>> START Records shown

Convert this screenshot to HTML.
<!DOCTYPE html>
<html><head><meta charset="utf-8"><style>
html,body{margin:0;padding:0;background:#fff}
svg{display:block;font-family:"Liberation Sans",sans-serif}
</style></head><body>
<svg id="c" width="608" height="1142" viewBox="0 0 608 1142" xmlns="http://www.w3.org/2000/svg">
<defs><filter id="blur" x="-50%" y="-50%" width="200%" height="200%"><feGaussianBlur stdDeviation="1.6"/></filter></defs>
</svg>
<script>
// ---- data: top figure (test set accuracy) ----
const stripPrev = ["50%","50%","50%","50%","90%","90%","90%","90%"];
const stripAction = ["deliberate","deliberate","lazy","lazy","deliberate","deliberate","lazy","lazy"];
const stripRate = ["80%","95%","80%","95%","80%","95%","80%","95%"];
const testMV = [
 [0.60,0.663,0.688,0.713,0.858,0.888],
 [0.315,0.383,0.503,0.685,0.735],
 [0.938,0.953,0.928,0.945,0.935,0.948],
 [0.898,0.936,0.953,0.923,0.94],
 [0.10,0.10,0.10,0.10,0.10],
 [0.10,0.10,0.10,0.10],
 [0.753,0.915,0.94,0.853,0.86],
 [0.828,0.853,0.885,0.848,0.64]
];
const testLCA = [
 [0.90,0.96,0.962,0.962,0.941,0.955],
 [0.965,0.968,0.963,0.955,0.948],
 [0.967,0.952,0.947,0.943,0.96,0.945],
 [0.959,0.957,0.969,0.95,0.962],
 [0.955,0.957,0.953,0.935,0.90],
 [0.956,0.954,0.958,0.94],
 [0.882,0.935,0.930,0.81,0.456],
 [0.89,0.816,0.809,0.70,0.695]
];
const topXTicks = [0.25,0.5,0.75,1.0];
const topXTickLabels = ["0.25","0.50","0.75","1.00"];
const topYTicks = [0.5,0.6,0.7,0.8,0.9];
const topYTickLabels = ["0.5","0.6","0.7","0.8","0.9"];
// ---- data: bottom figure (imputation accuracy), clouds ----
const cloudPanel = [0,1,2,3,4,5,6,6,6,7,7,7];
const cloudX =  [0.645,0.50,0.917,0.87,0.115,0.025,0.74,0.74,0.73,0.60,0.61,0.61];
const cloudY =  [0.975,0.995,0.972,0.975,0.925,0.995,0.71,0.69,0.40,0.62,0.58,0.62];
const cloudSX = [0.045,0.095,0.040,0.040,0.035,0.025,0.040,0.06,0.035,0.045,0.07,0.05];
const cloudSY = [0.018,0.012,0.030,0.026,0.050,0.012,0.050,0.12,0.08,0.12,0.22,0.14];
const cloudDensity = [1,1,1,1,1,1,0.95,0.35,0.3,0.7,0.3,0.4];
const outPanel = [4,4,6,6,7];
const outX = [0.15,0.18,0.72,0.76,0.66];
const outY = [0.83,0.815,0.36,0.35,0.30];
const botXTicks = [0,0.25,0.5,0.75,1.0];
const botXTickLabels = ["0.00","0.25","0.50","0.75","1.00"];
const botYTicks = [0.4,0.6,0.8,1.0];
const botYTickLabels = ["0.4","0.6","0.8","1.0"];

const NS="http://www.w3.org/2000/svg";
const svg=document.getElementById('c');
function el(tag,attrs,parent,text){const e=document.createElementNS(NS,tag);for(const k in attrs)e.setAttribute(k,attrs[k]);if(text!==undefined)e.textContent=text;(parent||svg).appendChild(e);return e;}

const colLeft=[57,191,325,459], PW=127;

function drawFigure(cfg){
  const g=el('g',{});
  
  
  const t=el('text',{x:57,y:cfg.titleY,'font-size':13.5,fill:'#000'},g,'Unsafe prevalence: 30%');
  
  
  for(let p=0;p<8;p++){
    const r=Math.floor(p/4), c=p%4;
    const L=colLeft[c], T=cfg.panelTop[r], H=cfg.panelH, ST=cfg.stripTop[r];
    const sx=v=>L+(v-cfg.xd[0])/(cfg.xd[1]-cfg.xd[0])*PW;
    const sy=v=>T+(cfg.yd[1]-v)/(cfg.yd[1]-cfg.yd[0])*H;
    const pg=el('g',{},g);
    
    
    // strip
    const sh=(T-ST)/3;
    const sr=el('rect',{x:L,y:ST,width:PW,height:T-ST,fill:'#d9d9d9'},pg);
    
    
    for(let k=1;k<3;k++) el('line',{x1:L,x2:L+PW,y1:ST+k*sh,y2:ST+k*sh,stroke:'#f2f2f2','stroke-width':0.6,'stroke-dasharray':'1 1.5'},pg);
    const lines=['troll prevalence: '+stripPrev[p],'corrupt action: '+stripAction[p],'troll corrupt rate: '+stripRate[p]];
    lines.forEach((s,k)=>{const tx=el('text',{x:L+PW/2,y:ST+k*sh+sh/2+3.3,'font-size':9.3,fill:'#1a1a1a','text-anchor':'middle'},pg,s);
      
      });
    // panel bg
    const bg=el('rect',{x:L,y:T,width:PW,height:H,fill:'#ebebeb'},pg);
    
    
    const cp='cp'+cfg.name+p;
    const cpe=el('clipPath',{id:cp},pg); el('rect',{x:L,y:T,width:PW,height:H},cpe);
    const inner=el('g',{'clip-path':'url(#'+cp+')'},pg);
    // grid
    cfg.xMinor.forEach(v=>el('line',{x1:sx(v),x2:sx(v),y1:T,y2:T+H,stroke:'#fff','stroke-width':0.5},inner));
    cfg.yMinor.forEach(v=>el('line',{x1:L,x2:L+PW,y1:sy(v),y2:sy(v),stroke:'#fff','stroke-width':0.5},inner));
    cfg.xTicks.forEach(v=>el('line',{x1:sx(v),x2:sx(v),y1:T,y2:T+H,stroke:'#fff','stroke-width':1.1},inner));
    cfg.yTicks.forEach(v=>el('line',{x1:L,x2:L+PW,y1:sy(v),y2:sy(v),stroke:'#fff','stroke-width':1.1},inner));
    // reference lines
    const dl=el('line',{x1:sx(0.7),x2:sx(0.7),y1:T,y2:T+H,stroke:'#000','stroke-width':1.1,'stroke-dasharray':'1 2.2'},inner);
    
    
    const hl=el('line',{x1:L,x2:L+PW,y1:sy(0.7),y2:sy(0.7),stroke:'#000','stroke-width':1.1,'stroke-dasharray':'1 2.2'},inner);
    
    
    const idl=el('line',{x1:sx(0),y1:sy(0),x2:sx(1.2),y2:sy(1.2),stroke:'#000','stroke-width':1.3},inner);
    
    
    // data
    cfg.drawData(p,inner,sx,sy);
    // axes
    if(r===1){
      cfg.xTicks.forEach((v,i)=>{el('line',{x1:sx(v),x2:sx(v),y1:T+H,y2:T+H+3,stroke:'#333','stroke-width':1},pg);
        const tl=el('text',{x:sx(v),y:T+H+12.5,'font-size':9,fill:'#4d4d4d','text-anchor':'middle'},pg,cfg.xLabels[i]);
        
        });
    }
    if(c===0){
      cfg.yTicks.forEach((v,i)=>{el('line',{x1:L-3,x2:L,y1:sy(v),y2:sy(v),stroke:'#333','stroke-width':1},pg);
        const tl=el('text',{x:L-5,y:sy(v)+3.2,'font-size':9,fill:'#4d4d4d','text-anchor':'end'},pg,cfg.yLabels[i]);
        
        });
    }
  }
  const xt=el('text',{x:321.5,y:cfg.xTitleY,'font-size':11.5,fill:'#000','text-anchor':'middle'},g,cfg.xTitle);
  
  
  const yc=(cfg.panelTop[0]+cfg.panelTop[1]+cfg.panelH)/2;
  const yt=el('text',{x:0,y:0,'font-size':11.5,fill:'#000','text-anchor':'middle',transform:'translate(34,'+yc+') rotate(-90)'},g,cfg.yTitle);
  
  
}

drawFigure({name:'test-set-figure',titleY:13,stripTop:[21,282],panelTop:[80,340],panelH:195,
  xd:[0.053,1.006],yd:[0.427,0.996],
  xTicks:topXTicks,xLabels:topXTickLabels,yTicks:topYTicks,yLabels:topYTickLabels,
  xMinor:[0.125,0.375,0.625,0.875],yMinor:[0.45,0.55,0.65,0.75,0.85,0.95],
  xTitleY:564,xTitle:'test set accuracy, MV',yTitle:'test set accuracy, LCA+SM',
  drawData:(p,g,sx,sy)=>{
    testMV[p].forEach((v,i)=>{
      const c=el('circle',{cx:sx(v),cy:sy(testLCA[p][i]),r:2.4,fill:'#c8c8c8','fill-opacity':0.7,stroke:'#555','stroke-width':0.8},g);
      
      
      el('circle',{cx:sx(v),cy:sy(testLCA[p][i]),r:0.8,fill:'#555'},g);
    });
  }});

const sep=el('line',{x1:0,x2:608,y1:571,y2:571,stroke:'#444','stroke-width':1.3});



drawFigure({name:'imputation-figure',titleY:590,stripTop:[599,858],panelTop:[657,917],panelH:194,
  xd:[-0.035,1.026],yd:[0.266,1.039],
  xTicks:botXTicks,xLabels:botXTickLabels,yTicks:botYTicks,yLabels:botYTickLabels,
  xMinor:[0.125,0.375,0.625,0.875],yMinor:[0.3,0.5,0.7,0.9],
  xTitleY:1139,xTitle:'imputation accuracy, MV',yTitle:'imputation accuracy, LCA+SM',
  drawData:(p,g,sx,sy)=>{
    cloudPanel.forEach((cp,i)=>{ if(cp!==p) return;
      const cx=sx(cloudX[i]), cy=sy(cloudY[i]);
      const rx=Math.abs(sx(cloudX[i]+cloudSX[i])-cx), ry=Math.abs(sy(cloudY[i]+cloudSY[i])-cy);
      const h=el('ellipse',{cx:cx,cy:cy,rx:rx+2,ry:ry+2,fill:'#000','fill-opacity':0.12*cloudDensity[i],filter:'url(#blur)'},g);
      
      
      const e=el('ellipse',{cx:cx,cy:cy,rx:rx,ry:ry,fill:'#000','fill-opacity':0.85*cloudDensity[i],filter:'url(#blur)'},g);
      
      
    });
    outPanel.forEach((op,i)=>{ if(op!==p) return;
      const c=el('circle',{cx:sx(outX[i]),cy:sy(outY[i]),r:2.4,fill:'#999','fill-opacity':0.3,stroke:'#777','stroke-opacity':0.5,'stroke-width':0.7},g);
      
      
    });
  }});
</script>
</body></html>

>> END Records shown
>> START Records shown

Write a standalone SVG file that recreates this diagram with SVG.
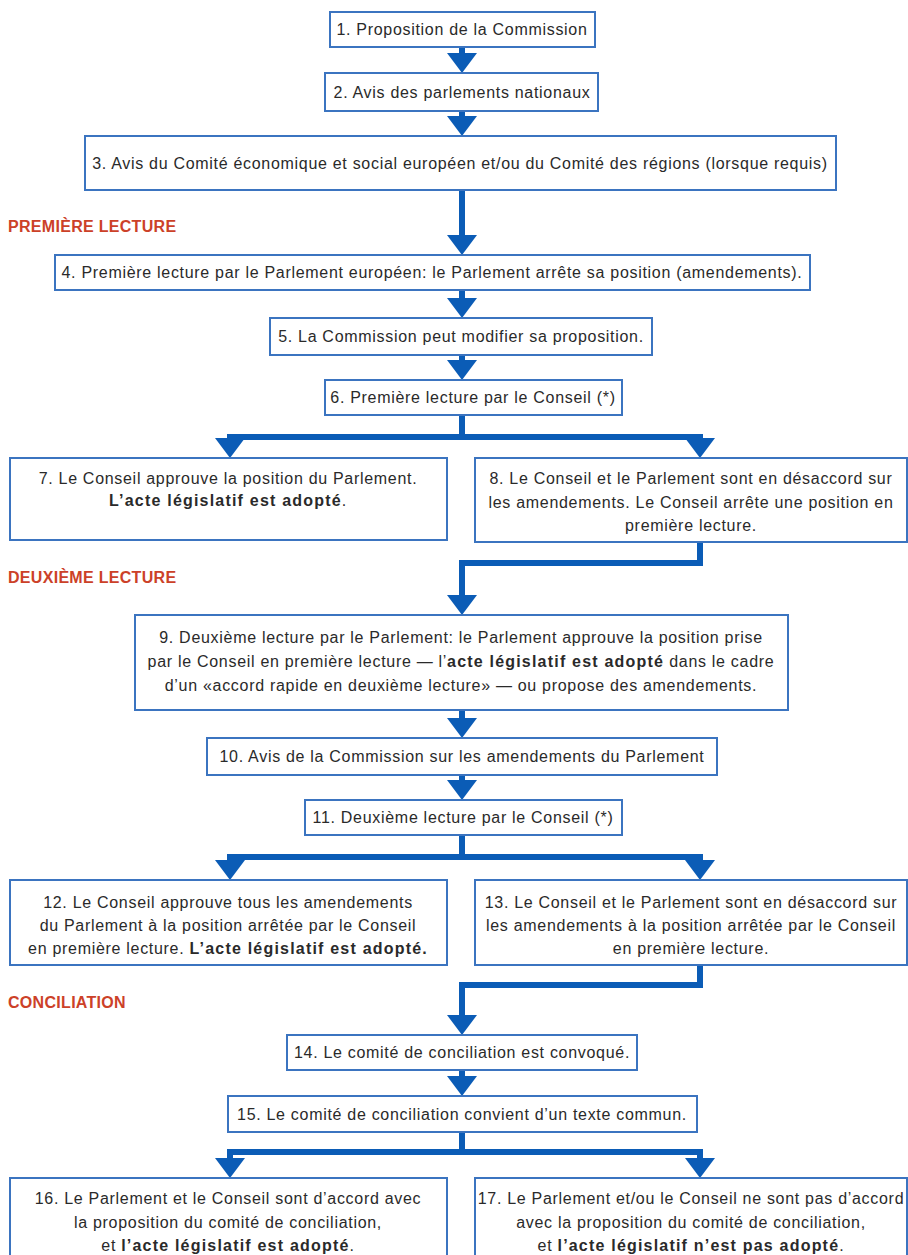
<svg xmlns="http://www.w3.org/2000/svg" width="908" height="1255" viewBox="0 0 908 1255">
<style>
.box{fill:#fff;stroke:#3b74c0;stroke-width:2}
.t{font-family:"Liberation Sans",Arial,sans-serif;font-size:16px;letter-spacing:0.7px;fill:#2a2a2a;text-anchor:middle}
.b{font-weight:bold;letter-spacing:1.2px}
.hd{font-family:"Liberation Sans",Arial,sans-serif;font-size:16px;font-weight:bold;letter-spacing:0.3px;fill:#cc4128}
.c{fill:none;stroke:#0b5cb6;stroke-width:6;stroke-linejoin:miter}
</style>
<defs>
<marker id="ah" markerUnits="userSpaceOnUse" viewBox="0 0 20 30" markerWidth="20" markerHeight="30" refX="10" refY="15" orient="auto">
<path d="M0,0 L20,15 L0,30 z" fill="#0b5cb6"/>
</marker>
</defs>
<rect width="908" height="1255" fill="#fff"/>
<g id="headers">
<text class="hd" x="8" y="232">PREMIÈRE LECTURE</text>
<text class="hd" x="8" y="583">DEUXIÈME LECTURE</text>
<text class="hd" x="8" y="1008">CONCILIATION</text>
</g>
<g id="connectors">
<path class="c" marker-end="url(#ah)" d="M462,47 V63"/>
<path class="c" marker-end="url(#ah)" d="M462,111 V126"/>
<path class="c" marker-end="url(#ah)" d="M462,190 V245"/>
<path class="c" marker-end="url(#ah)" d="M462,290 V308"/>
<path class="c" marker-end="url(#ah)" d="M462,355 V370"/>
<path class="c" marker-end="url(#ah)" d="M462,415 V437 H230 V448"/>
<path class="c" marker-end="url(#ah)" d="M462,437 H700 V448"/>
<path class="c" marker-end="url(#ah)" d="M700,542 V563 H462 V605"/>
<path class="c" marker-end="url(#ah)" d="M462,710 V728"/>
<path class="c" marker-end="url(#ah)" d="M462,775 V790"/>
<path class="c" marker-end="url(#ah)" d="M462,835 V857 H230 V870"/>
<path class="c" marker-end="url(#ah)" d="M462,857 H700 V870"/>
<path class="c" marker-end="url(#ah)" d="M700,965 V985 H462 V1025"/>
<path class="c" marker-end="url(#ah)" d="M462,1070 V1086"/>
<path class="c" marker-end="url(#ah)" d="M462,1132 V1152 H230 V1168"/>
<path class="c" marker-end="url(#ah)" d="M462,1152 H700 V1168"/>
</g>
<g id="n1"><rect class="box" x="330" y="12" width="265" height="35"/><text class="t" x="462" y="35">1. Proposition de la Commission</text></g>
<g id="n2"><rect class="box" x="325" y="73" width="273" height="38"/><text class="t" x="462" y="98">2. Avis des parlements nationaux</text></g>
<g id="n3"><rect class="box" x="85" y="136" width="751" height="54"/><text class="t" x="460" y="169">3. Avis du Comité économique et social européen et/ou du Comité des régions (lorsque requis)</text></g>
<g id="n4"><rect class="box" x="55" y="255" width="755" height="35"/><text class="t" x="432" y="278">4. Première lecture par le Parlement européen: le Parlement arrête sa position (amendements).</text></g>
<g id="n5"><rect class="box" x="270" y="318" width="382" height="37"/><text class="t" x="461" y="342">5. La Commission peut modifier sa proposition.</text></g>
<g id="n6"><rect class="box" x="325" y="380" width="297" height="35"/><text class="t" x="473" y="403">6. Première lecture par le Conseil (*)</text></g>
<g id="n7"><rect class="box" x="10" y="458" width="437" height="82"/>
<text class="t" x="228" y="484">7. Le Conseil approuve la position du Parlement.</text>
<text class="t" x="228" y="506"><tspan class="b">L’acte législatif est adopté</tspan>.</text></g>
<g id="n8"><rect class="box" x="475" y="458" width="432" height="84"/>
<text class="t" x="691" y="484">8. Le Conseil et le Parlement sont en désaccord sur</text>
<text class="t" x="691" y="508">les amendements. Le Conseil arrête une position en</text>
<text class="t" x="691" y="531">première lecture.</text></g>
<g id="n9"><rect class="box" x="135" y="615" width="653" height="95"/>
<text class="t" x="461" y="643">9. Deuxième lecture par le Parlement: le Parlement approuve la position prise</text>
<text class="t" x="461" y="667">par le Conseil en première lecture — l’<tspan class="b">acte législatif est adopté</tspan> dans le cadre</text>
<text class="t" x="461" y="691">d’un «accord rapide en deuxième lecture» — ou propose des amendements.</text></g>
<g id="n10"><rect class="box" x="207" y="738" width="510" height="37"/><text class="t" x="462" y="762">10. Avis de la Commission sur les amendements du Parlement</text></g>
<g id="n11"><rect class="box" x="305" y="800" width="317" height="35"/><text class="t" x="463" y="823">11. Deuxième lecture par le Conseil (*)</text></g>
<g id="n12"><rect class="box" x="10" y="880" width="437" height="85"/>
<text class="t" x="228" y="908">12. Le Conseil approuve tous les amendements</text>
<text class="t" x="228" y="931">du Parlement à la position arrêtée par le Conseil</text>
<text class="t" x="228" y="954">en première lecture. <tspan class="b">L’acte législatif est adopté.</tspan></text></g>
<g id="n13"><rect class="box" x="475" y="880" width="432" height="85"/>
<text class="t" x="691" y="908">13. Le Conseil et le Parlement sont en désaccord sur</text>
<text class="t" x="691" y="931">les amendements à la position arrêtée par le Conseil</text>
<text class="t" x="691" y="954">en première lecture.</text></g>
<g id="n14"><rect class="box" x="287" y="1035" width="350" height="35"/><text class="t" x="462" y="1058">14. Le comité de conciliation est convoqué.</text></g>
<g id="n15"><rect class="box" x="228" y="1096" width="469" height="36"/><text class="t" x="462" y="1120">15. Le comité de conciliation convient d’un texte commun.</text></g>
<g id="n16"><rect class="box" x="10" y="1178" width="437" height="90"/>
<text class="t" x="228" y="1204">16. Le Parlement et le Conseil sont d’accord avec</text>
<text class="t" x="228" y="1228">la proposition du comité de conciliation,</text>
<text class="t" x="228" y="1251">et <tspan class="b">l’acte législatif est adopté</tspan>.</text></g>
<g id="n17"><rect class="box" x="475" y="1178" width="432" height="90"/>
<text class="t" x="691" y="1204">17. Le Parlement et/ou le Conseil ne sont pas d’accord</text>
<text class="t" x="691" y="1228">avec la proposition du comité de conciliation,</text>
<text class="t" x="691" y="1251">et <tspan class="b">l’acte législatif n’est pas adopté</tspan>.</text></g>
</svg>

>> END Records shown

→ Problem details:
Return every line containing "this".

→ Correct response:
Convert this screenshot to HTML.
Write a standalone SVG file that recreates this diagram with SVG.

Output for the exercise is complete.